WHAT NEEDS TO BE DONE - Omit all pictures. Copy the rest of the material exactly.

DATA BLOCK -
####################

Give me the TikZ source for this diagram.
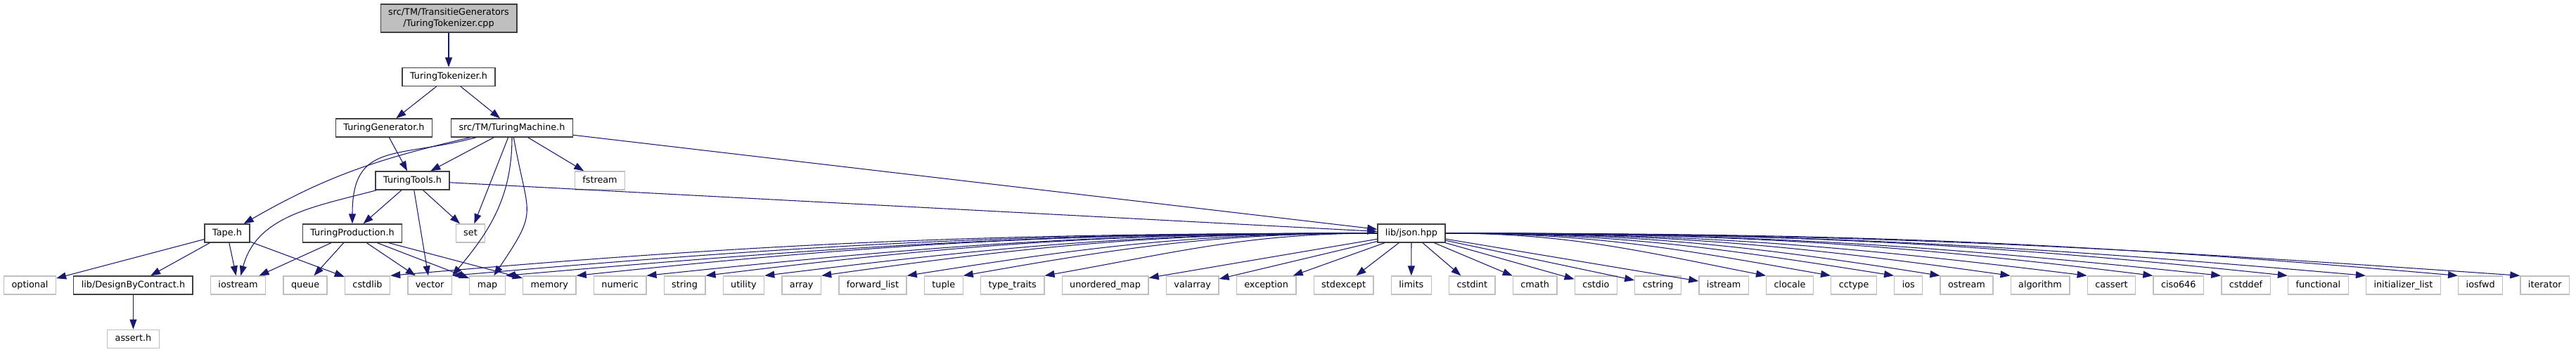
\documentclass[tikz,border=0pt]{standalone}
\usepackage{fontspec}
\setmainfont{DejaVu Sans}
\usepackage{xcolor}
\usepackage{tikz}
\usetikzlibrary{arrows.meta,positioning}
\definecolor{edgeblue}{HTML}{191970}
\definecolor{dkgray}{HTML}{404040}
\definecolor{ltgray}{HTML}{BFBFBF}

\begin{document}
\begin{tikzpicture}[
  x=0.75pt, y=-0.75pt,
  node distance=36.75pt and 18pt,
  font=\fontsize{9.6pt}{12pt}\selectfont,
  box/.style={draw=dkgray,fill=white,line width=1pt,inner xsep=8.25pt,
              minimum height=19.5pt,text height=7.3pt,text depth=2.3pt},
  ext/.style={box,draw=ltgray},
  src/.style={draw=dkgray,fill=ltgray,line width=1pt,inner xsep=8.25pt,
              minimum height=30pt,align=center},
  arr/.style={-{Triangle[length=10.5pt,width=7.5pt]},draw=edgeblue,line width=0.8pt}
]
\useasboundingbox (0,0) rectangle (3663,500);
% project headers
\node[src] (cpp) at (638,26) {src/TM/TransitieGenerators\\/TuringTokenizer.cpp};
\node[box,below=of cpp] (tok) {TuringTokenizer.h};
\node[box] (gen) at (546,182) {TuringGenerator.h};
\node[box] (tm) at (728,182) {src/TM/TuringMachine.h};
\node[box] (tools) at (586.5,257) {TuringTools.h};
\node[ext] (fstream) at (853,257) {fstream};
\node[box] (tape) at (323,332) {Tape.h};
\node[box] (prod) at (501,332) {TuringProduction.h};
\node[ext] (set) at (669,332) {set};
\node[box] (json) at (2007,332) {lib/json.hpp};
% bottom row
\node[ext] (optional) at (42.5,406) {optional};
\node[box,right=of optional] (dbc) {lib/DesignByContract.h};
\node[ext,right=of dbc] (iostream) {iostream};
\node[ext,right=of iostream] (queue) {queue};
\node[ext,right=of queue] (cstdlib) {cstdlib};
\node[ext,right=of cstdlib] (vector) {vector};
\node[ext,right=of vector] (map) {map};
\node[ext,right=of map] (memory) {memory};
\node[ext,right=of memory] (numeric) {numeric};
\node[ext,right=of numeric] (string) {string};
\node[ext,right=of string] (utility) {utility};
\node[ext,right=of utility] (array) {array};
\node[ext,right=of array] (fwdlist) {forward\_list};
\node[ext,right=of fwdlist] (tuple) {tuple};
\node[ext,right=of tuple] (traits) {type\_traits};
\node[ext,right=of traits] (umap) {unordered\_map};
\node[ext,right=of umap] (valarray) {valarray};
\node[ext,right=of valarray] (exception) {exception};
\node[ext,right=of exception] (stdexcept) {stdexcept};
\node[ext,right=of stdexcept] (limits) {limits};
\node[ext,right=of limits] (cstdint) {cstdint};
\node[ext,right=of cstdint] (cmath) {cmath};
\node[ext,right=of cmath] (cstdio) {cstdio};
\node[ext,right=of cstdio] (cstring) {cstring};
\node[ext,right=of cstring] (istream) {istream};
\node[ext,right=of istream] (clocale) {clocale};
\node[ext,right=of clocale] (cctype) {cctype};
\node[ext,right=of cctype] (ios) {ios};
\node[ext,right=of ios] (ostream) {ostream};
\node[ext,right=of ostream] (algorithm) {algorithm};
\node[ext,right=of algorithm] (cassert) {cassert};
\node[ext,right=of cassert] (ciso) {ciso646};
\node[ext,right=of ciso] (cstddef) {cstddef};
\node[ext,right=of cstddef] (functional) {functional};
\node[ext,right=of functional] (initlist) {initializer\_list};
\node[ext,right=of initlist] (iosfwd) {iosfwd};
\node[ext,right=of iosfwd] (iterator) {iterator};
\node[ext,below=of dbc] (assert) {assert.h};
% includes
\draw[arr] (cpp)--(tok); \draw[arr] (tok)--(gen); \draw[arr] (tok)--(tm);
\draw[arr] (gen)--(tools);
\draw[arr] (tm) to[out=193,in=30] (tape);
\draw[arr] (tm) to[out=195,in=90,looseness=1.4] (prod);
\draw[arr] (tm)--(tools); \draw[arr] (tm)--(set);
\draw[arr] (tm) to[out=-90,in=50] (vector.north east);
\draw[arr] (tm) to[out=-80,in=56,looseness=1.5] (map);
\draw[arr] (tm)--(fstream); \draw[arr] (tm)--(json);
\draw[arr] (tools) to[out=195,in=75] (iostream);
\draw[arr] (tools)--(prod); \draw[arr] (tools)--(vector); \draw[arr] (tools)--(set);
\draw[arr] (tools)--(json);
\draw[arr] (tape)--(optional); \draw[arr] (tape)--(dbc); \draw[arr] (tape)--(iostream);
\draw[arr] (tape)--(cstdlib);
\draw[arr] (prod)--(iostream); \draw[arr] (prod)--(queue); \draw[arr] (prod)--(vector);
\draw[arr] (prod)--(map); \draw[arr] (prod)--(memory);
\draw[arr] (dbc)--(assert);
% json.hpp, long edges to the left
\draw[arr] (json.west) .. controls +(180:410pt) and +(5:410pt) .. (cstdlib.north east);
\draw[arr] (json.west) .. controls +(180:385pt) and +(5:385pt) .. (vector.north east);
\draw[arr] (json.west) .. controls +(180:363pt) and +(5:363pt) .. (map.north east);
\draw[arr] (json.west) .. controls +(180:333pt) and +(6:333pt) .. (memory.north east);
\draw[arr] (json.west) .. controls +(180:305pt) and +(6:305pt) .. (numeric.north east);
\draw[arr] (json.west) .. controls +(180:280pt) and +(7:280pt) .. (string.north east);
\draw[arr] (json.west) .. controls +(180:255pt) and +(7:255pt) .. (utility.north east);
\draw[arr] (json.west) .. controls +(180:232pt) and +(8:232pt) .. (array.north east);
\draw[arr] (json.west) .. controls +(180:196pt) and +(9:196pt) .. (fwdlist.north east);
\draw[arr] (json.west) .. controls +(180:173pt) and +(10:173pt) .. (tuple.north east);
\draw[arr] (json.west) .. controls +(180:139pt) and +(10:139pt) .. (traits.north east);
% json.hpp, short edges
\draw[arr] (json)--(umap); \draw[arr] (json)--(valarray); \draw[arr] (json)--(exception);
\draw[arr] (json)--(stdexcept); \draw[arr] (json)--(limits); \draw[arr] (json)--(cstdint);
\draw[arr] (json)--(cmath); \draw[arr] (json)--(cstdio); \draw[arr] (json)--(cstring);
\draw[arr] (json)--(istream);
% json.hpp, long edges to the right
\draw[arr] (json.east) .. controls +(0:133pt) and +(169:133pt) .. (clocale.north west);
\draw[arr] (json.east) .. controls +(0:160pt) and +(170:160pt) .. (cctype.north west);
\draw[arr] (json.east) .. controls +(0:186pt) and +(171:186pt) .. (ios.north west);
\draw[arr] (json.east) .. controls +(0:205pt) and +(171:205pt) .. (ostream.north west);
\draw[arr] (json.east) .. controls +(0:235pt) and +(172:235pt) .. (algorithm.north west);
\draw[arr] (json.east) .. controls +(0:267pt) and +(173:267pt) .. (cassert.north west);
\draw[arr] (json.east) .. controls +(0:294pt) and +(173:294pt) .. (ciso.north west);
\draw[arr] (json.east) .. controls +(0:322pt) and +(174:322pt) .. (cstddef.north west);
\draw[arr] (json.east) .. controls +(0:350pt) and +(174:350pt) .. (functional.north west);
\draw[arr] (json.east) .. controls +(0:382pt) and +(175:382pt) .. (initlist.north west);
\draw[arr] (json.east) .. controls +(0:422pt) and +(175:422pt) .. (iosfwd.north west);
\draw[arr] (json.east) .. controls +(0:448pt) and +(176:448pt) .. (iterator.north west);
\end{tikzpicture}
\end{document}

####################

WRITTEN RESPONSE -
Give me the TikZ source for this diagram.
\documentclass[tikz,border=0pt]{standalone}
\usepackage{fontspec}
\setmainfont{DejaVu Sans}
\usepackage{xcolor}
\usepackage{tikz}
\usetikzlibrary{arrows.meta,positioning}
\definecolor{edgeblue}{HTML}{191970}
\definecolor{dkgray}{HTML}{404040}
\definecolor{ltgray}{HTML}{BFBFBF}

\begin{document}
\begin{tikzpicture}[
  x=0.75pt, y=-0.75pt,
  node distance=36.75pt and 18pt,
  font=\fontsize{9.6pt}{12pt}\selectfont,
  box/.style={draw=dkgray,fill=white,line width=1pt,inner xsep=8.25pt,
              minimum height=19.5pt,text height=7.3pt,text depth=2.3pt},
  ext/.style={box,draw=ltgray},
  src/.style={draw=dkgray,fill=ltgray,line width=1pt,inner xsep=8.25pt,
              minimum height=30pt,align=center},
  arr/.style={-{Triangle[length=10.5pt,width=7.5pt]},draw=edgeblue,line width=0.8pt}
]
\useasboundingbox (0,0) rectangle (3663,500);
% project headers
\node[src] (cpp) at (638,26) {src/TM/TransitieGenerators\\/TuringTokenizer.cpp};
\node[box,below=of cpp] (tok) {TuringTokenizer.h};
\node[box] (gen) at (546,182) {TuringGenerator.h};
\node[box] (tm) at (728,182) {src/TM/TuringMachine.h};
\node[box] (tools) at (586.5,257) {TuringTools.h};
\node[ext] (fstream) at (853,257) {fstream};
\node[box] (tape) at (323,332) {Tape.h};
\node[box] (prod) at (501,332) {TuringProduction.h};
\node[ext] (set) at (669,332) {set};
\node[box] (json) at (2007,332) {lib/json.hpp};
% bottom row
\node[ext] (optional) at (42.5,406) {optional};
\node[box,right=of optional] (dbc) {lib/DesignByContract.h};
\node[ext,right=of dbc] (iostream) {iostream};
\node[ext,right=of iostream] (queue) {queue};
\node[ext,right=of queue] (cstdlib) {cstdlib};
\node[ext,right=of cstdlib] (vector) {vector};
\node[ext,right=of vector] (map) {map};
\node[ext,right=of map] (memory) {memory};
\node[ext,right=of memory] (numeric) {numeric};
\node[ext,right=of numeric] (string) {string};
\node[ext,right=of string] (utility) {utility};
\node[ext,right=of utility] (array) {array};
\node[ext,right=of array] (fwdlist) {forward\_list};
\node[ext,right=of fwdlist] (tuple) {tuple};
\node[ext,right=of tuple] (traits) {type\_traits};
\node[ext,right=of traits] (umap) {unordered\_map};
\node[ext,right=of umap] (valarray) {valarray};
\node[ext,right=of valarray] (exception) {exception};
\node[ext,right=of exception] (stdexcept) {stdexcept};
\node[ext,right=of stdexcept] (limits) {limits};
\node[ext,right=of limits] (cstdint) {cstdint};
\node[ext,right=of cstdint] (cmath) {cmath};
\node[ext,right=of cmath] (cstdio) {cstdio};
\node[ext,right=of cstdio] (cstring) {cstring};
\node[ext,right=of cstring] (istream) {istream};
\node[ext,right=of istream] (clocale) {clocale};
\node[ext,right=of clocale] (cctype) {cctype};
\node[ext,right=of cctype] (ios) {ios};
\node[ext,right=of ios] (ostream) {ostream};
\node[ext,right=of ostream] (algorithm) {algorithm};
\node[ext,right=of algorithm] (cassert) {cassert};
\node[ext,right=of cassert] (ciso) {ciso646};
\node[ext,right=of ciso] (cstddef) {cstddef};
\node[ext,right=of cstddef] (functional) {functional};
\node[ext,right=of functional] (initlist) {initializer\_list};
\node[ext,right=of initlist] (iosfwd) {iosfwd};
\node[ext,right=of iosfwd] (iterator) {iterator};
\node[ext,below=of dbc] (assert) {assert.h};
% includes
\draw[arr] (cpp)--(tok); \draw[arr] (tok)--(gen); \draw[arr] (tok)--(tm);
\draw[arr] (gen)--(tools);
\draw[arr] (tm) to[out=193,in=30] (tape);
\draw[arr] (tm) to[out=195,in=90,looseness=1.4] (prod);
\draw[arr] (tm)--(tools); \draw[arr] (tm)--(set);
\draw[arr] (tm) to[out=-90,in=50] (vector.north east);
\draw[arr] (tm) to[out=-80,in=56,looseness=1.5] (map);
\draw[arr] (tm)--(fstream); \draw[arr] (tm)--(json);
\draw[arr] (tools) to[out=195,in=75] (iostream);
\draw[arr] (tools)--(prod); \draw[arr] (tools)--(vector); \draw[arr] (tools)--(set);
\draw[arr] (tools)--(json);
\draw[arr] (tape)--(optional); \draw[arr] (tape)--(dbc); \draw[arr] (tape)--(iostream);
\draw[arr] (tape)--(cstdlib);
\draw[arr] (prod)--(iostream); \draw[arr] (prod)--(queue); \draw[arr] (prod)--(vector);
\draw[arr] (prod)--(map); \draw[arr] (prod)--(memory);
\draw[arr] (dbc)--(assert);
% json.hpp, long edges to the left
\draw[arr] (json.west) .. controls +(180:410pt) and +(5:410pt) .. (cstdlib.north east);
\draw[arr] (json.west) .. controls +(180:385pt) and +(5:385pt) .. (vector.north east);
\draw[arr] (json.west) .. controls +(180:363pt) and +(5:363pt) .. (map.north east);
\draw[arr] (json.west) .. controls +(180:333pt) and +(6:333pt) .. (memory.north east);
\draw[arr] (json.west) .. controls +(180:305pt) and +(6:305pt) .. (numeric.north east);
\draw[arr] (json.west) .. controls +(180:280pt) and +(7:280pt) .. (string.north east);
\draw[arr] (json.west) .. controls +(180:255pt) and +(7:255pt) .. (utility.north east);
\draw[arr] (json.west) .. controls +(180:232pt) and +(8:232pt) .. (array.north east);
\draw[arr] (json.west) .. controls +(180:196pt) and +(9:196pt) .. (fwdlist.north east);
\draw[arr] (json.west) .. controls +(180:173pt) and +(10:173pt) .. (tuple.north east);
\draw[arr] (json.west) .. controls +(180:139pt) and +(10:139pt) .. (traits.north east);
% json.hpp, short edges
\draw[arr] (json)--(umap); \draw[arr] (json)--(valarray); \draw[arr] (json)--(exception);
\draw[arr] (json)--(stdexcept); \draw[arr] (json)--(limits); \draw[arr] (json)--(cstdint);
\draw[arr] (json)--(cmath); \draw[arr] (json)--(cstdio); \draw[arr] (json)--(cstring);
\draw[arr] (json)--(istream);
% json.hpp, long edges to the right
\draw[arr] (json.east) .. controls +(0:133pt) and +(169:133pt) .. (clocale.north west);
\draw[arr] (json.east) .. controls +(0:160pt) and +(170:160pt) .. (cctype.north west);
\draw[arr] (json.east) .. controls +(0:186pt) and +(171:186pt) .. (ios.north west);
\draw[arr] (json.east) .. controls +(0:205pt) and +(171:205pt) .. (ostream.north west);
\draw[arr] (json.east) .. controls +(0:235pt) and +(172:235pt) .. (algorithm.north west);
\draw[arr] (json.east) .. controls +(0:267pt) and +(173:267pt) .. (cassert.north west);
\draw[arr] (json.east) .. controls +(0:294pt) and +(173:294pt) .. (ciso.north west);
\draw[arr] (json.east) .. controls +(0:322pt) and +(174:322pt) .. (cstddef.north west);
\draw[arr] (json.east) .. controls +(0:350pt) and +(174:350pt) .. (functional.north west);
\draw[arr] (json.east) .. controls +(0:382pt) and +(175:382pt) .. (initlist.north west);
\draw[arr] (json.east) .. controls +(0:422pt) and +(175:422pt) .. (iosfwd.north west);
\draw[arr] (json.east) .. controls +(0:448pt) and +(176:448pt) .. (iterator.north west);
\end{tikzpicture}
\end{document}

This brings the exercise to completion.